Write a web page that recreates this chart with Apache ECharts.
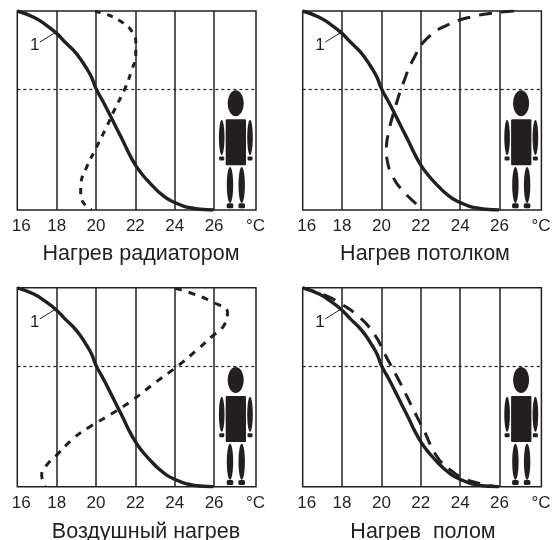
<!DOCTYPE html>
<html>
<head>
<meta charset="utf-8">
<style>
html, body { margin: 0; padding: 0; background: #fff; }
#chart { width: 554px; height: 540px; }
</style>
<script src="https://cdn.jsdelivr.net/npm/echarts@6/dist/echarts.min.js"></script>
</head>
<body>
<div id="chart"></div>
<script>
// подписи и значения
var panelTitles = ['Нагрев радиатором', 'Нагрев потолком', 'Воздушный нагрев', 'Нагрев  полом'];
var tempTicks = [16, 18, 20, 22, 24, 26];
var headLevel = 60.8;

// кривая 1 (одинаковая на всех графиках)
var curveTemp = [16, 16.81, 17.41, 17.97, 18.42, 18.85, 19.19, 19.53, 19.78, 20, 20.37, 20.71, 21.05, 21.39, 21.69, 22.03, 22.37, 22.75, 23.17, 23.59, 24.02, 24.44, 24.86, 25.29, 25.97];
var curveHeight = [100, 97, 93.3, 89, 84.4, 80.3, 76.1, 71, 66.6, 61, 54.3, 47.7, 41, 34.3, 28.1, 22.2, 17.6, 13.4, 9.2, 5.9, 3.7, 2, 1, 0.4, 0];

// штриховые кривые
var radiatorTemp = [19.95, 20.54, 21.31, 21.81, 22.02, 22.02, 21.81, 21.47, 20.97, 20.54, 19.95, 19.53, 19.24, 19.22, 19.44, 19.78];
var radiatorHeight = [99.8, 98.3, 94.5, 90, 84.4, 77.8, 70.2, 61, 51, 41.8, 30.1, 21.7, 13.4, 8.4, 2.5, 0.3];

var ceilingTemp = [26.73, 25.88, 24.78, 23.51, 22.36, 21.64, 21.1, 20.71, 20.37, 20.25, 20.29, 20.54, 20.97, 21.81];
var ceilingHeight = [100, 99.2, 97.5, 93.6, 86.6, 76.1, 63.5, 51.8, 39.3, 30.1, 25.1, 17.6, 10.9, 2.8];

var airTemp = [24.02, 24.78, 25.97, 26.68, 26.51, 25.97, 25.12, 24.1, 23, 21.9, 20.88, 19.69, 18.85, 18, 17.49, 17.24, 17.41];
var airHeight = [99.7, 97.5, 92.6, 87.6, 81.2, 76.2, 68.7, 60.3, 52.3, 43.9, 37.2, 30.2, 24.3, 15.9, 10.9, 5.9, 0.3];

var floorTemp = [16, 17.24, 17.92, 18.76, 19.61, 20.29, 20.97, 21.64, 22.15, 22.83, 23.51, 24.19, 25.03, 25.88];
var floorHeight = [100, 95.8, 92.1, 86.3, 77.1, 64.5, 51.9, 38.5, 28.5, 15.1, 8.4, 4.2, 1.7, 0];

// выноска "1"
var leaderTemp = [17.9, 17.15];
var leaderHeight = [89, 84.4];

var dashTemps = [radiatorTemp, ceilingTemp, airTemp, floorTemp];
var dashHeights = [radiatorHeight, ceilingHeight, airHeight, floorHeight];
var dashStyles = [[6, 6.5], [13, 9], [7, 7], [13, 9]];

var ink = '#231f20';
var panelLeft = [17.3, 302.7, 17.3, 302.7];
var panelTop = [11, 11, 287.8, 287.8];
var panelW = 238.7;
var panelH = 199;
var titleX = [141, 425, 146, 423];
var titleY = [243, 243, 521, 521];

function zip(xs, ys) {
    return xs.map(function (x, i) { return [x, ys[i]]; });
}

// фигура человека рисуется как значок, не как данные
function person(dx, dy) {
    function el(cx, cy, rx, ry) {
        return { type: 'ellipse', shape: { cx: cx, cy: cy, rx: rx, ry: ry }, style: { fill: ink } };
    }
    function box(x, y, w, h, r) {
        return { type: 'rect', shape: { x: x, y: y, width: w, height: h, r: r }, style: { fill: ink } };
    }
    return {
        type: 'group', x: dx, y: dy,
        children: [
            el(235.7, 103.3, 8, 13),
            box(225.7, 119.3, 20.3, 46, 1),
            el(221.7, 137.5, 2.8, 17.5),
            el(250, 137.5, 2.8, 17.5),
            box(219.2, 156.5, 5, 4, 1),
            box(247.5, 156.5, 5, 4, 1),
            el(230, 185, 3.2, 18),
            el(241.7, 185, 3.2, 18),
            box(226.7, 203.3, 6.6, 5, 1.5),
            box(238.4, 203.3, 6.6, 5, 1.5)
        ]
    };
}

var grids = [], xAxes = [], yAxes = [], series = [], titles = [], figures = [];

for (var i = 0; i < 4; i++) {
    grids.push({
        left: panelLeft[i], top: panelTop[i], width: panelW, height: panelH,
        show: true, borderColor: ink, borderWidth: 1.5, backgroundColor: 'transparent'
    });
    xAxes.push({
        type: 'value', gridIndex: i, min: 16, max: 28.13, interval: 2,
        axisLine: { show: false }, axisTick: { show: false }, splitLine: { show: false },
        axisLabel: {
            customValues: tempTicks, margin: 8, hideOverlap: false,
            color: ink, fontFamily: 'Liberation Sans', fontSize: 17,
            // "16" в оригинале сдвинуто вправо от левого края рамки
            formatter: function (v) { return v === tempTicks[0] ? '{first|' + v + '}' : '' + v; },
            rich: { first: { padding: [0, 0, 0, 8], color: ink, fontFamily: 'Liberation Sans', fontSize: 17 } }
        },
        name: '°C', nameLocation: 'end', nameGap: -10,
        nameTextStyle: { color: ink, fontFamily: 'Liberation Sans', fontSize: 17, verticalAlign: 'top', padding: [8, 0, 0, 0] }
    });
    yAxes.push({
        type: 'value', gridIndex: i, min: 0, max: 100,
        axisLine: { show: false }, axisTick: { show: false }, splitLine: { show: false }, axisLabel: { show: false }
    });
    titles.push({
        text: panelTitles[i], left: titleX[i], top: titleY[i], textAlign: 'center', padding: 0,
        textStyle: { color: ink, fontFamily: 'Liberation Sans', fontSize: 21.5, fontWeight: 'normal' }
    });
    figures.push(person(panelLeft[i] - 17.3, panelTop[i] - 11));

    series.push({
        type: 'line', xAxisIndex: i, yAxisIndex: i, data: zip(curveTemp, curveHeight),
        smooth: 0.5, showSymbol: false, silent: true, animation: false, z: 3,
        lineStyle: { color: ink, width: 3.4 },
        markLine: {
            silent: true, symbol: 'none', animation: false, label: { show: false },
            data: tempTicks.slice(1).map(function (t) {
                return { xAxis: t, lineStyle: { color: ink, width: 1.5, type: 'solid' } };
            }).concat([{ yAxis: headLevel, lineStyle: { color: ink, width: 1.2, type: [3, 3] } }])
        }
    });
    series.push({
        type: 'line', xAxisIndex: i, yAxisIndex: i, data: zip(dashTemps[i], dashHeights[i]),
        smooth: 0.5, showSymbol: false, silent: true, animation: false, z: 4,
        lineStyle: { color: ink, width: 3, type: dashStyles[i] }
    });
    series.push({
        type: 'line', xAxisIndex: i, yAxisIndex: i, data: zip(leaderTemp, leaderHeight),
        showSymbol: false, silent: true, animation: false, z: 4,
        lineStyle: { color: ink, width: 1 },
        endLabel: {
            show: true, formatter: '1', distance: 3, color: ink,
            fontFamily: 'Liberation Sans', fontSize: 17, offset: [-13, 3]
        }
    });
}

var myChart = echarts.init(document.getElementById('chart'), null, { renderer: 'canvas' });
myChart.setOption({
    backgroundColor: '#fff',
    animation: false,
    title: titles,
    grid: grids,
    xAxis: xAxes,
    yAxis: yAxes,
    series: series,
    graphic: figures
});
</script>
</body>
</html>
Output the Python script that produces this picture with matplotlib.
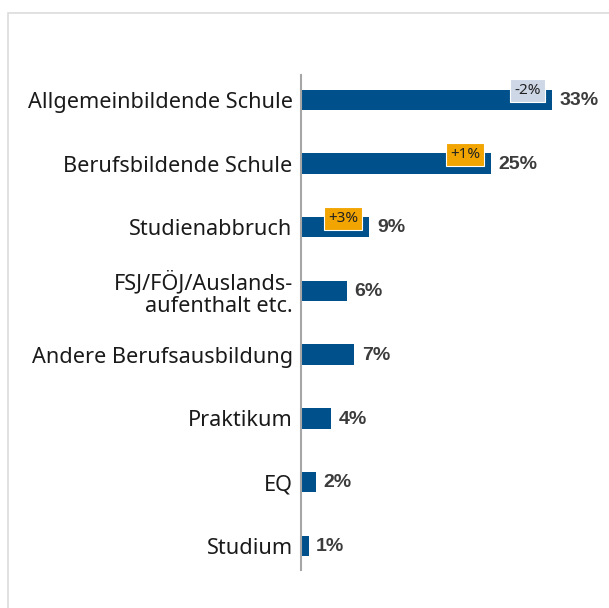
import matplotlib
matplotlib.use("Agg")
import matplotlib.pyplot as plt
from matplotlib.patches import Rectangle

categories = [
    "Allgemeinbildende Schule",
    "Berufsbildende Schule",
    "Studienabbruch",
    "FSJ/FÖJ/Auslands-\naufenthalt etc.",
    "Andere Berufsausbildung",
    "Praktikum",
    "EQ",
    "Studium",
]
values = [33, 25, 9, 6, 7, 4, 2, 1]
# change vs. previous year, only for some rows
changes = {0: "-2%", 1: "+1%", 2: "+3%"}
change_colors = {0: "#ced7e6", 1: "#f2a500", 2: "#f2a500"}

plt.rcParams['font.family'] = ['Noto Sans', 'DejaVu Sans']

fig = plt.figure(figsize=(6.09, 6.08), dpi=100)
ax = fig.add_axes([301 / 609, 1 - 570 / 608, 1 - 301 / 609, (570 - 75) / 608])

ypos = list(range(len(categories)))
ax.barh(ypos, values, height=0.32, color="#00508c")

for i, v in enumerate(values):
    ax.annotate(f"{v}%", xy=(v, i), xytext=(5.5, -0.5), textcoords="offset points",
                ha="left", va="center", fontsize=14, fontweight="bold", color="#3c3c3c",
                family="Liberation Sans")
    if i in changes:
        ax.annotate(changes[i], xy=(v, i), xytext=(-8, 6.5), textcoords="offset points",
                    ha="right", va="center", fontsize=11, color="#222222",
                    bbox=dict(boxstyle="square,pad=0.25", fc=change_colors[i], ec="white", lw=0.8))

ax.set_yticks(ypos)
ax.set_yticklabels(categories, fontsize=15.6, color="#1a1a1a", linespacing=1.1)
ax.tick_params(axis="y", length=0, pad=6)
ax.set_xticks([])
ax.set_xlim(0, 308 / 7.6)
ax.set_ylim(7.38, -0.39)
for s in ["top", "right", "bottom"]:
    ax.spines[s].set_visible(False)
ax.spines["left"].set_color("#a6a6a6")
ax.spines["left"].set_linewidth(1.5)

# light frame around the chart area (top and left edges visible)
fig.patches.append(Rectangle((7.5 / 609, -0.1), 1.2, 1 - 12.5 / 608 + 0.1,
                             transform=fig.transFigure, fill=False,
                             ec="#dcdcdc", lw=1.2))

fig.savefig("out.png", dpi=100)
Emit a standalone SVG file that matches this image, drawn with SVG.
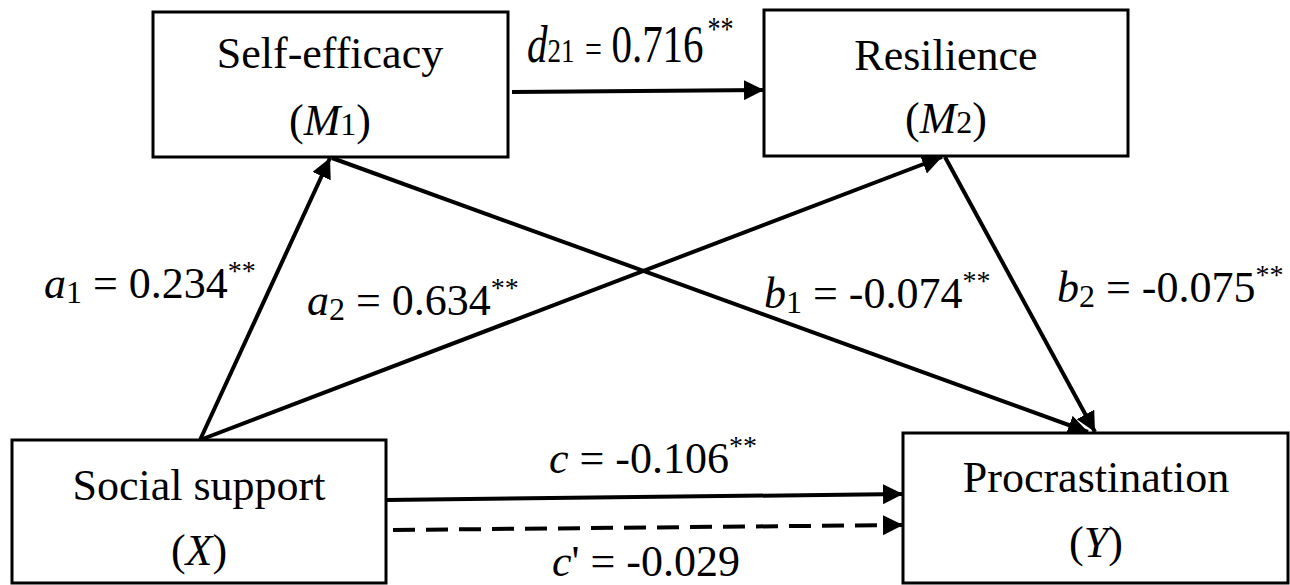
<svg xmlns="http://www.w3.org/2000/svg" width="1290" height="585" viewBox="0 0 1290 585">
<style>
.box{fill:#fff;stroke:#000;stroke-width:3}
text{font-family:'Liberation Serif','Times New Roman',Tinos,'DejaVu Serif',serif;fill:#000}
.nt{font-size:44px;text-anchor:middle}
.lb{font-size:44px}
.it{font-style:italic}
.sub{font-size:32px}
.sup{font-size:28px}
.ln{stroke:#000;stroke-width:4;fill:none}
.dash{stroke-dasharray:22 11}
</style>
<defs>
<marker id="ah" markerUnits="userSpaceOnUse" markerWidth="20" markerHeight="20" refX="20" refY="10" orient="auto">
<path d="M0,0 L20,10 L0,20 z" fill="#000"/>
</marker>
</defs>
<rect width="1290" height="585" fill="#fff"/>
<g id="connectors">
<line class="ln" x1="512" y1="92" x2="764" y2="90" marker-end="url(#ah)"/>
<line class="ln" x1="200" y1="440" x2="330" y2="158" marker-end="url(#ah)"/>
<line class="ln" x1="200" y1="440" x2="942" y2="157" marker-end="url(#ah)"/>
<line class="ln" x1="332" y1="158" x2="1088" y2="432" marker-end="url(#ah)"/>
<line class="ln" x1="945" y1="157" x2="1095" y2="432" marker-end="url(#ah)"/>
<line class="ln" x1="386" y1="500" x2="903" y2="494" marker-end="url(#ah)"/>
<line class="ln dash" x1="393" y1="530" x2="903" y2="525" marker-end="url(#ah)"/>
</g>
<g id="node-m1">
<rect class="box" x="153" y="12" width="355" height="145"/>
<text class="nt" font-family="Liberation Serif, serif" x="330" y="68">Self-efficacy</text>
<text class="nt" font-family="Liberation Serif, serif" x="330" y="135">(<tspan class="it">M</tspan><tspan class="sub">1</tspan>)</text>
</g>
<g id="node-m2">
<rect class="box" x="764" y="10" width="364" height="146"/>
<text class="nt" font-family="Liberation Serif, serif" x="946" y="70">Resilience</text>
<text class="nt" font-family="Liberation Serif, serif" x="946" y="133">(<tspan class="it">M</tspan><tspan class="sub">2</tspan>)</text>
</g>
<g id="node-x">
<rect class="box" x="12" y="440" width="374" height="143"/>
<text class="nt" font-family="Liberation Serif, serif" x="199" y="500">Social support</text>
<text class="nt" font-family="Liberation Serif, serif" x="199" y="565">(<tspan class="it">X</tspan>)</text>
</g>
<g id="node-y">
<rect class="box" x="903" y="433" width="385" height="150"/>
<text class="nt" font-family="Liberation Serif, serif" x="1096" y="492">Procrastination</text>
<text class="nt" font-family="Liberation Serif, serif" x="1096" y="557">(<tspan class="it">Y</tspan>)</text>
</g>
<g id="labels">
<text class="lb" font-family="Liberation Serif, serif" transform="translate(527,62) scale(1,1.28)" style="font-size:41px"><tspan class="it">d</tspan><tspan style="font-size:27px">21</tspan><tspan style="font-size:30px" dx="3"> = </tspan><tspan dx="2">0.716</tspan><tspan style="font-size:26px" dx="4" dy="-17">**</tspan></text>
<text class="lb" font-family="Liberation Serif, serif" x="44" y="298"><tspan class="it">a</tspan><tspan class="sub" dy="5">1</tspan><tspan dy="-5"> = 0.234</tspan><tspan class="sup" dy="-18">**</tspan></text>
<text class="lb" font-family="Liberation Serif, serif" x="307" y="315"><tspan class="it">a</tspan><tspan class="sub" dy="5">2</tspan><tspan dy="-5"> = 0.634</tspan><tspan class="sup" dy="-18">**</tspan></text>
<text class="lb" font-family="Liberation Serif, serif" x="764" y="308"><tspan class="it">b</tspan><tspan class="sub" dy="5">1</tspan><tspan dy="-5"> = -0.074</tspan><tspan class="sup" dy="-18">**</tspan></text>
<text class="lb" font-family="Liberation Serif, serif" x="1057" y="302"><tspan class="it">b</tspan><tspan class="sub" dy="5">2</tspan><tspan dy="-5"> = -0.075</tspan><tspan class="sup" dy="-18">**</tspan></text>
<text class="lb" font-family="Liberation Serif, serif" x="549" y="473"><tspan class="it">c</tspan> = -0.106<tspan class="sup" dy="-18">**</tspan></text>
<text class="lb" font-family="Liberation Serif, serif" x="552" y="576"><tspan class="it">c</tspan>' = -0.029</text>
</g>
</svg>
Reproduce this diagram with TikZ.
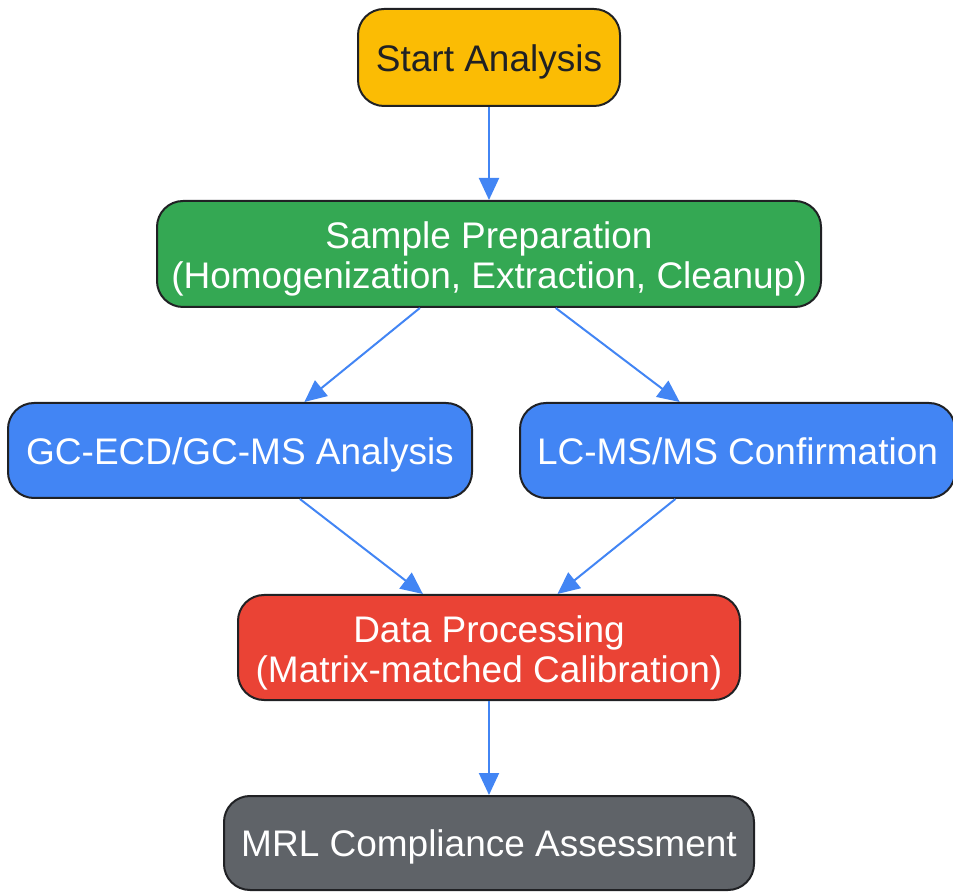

----------

Task prompt: Leave the pictures out and reproduce exactly the lines from the top of the listing above through the line with "var headLevel = 60.8;".

Problem solution:
Write a web page that recreates this chart with Apache ECharts.
<!DOCTYPE html>
<html>
<head>
<meta charset="utf-8">
<style>
html, body { margin: 0; padding: 0; background: #fff; }
#chart { width: 554px; height: 540px; }
</style>
<script src="https://cdn.jsdelivr.net/npm/echarts@6/dist/echarts.min.js"></script>
</head>
<body>
<div id="chart"></div>
<script>
// подписи и значения
var panelTitles = ['Нагрев радиатором', 'Нагрев потолком', 'Воздушный нагрев', 'Нагрев  полом'];
var tempTicks = [16, 18, 20, 22, 24, 26];
var headLevel = 60.8;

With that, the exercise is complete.